I agree with the last post, yeast Co2 is also very hard to regulate & get a constant input. I would also think about some type of water circulation as some algae (cyano especially) loves stagnant water.


----------



## Burks (May 25, 2006)

Forgot to mention there will be a powerhead to circulate the water. Slipped my mind.

The yeast CO2 and Excel will only be used for about a month to two months. After that I'll have a pressurized system up and running. 

I've settled on a 2x55w AH Supply kit with GE 9325K bulbs. With the two reflectors I'll be able to stagger the lights and get better coverage.


----------



## yoink (Aug 31, 2005)

Just a heads up, the GE 9325k's are really pink. I didn't like the way they looked as the only source of light. Looks great with a 10000k.


----------



## Burks (May 25, 2006)

yoink said:


> Just a heads up, the GE 9325k's are really pink. I didn't like the way they looked as the only source of light. Looks great with a 10000k.


They seem to be pretty pink but from the pictures I've seen they still look good. 6700k just makes everything in my tank "too green" if that makes any sense. Would the 10,000k still give the same effect?

It'd be pretty hard to do 10,000k/9325k combo without going insanely high wattage.


----------



## bristles (Mar 7, 2006)

My 10,000K give a somewhat blueish light wich I find looks good with my other tubes.


----------



## DJKronik57 (Apr 17, 2006)

I've heard a 6700K and a 10000K together looks decent. Also, you may want to consider a plant substrate instead of regular gravel if it will be a grow-out tank to begin with. Many plants are heavy root feeders and these won't do as well in regular gravel. If you do go with regular gravel, try to get the smallest size possible so the roots have an easier time growing.


----------



## yoink (Aug 31, 2005)

The best way I've ever heard a 10000k described was that it looks like a steak n shake at 3am. I didn't know what that meant until I saw one fire up on my tank. Very crisp and white, but not as green as a 6700k.


----------



## Burks (May 25, 2006)

DJ, I use Estes gravel and my Rotal Rotundifolia has no problems getting rooted in it. It may be a little larger than Eco-Complete (it's been a while sinec I've seen Eco). 

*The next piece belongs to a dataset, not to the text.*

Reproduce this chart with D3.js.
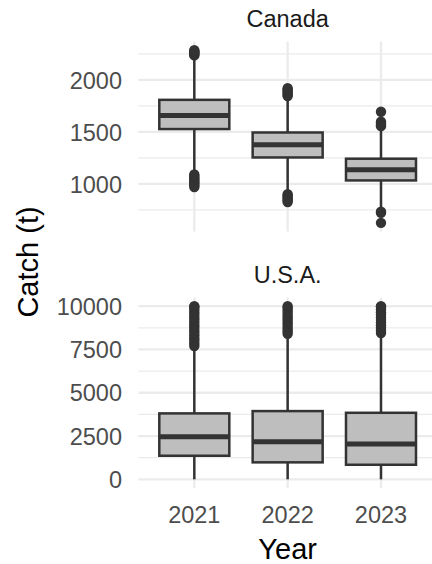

Maybe I'll just go with the 10,000k bulbs. Does it "wash out" the red plants like I've heard?


----------



## John N. (Dec 11, 2005)

10000k does seem to washout the redder plants if on alone from what I can tell from my eye. When paired with a GE9325K there is more of a blending and less washout. If you think the 6700K makes the tank look too green (which is a good descripition of the lighting effect), then I think you'll be happy with the 10000K + 9325K.

-John N.


----------



## Burks (May 25, 2006)

I just think it would look odd with two different colored bulbs on the tank. Seeing as I can't place them one directly behind the other.


----------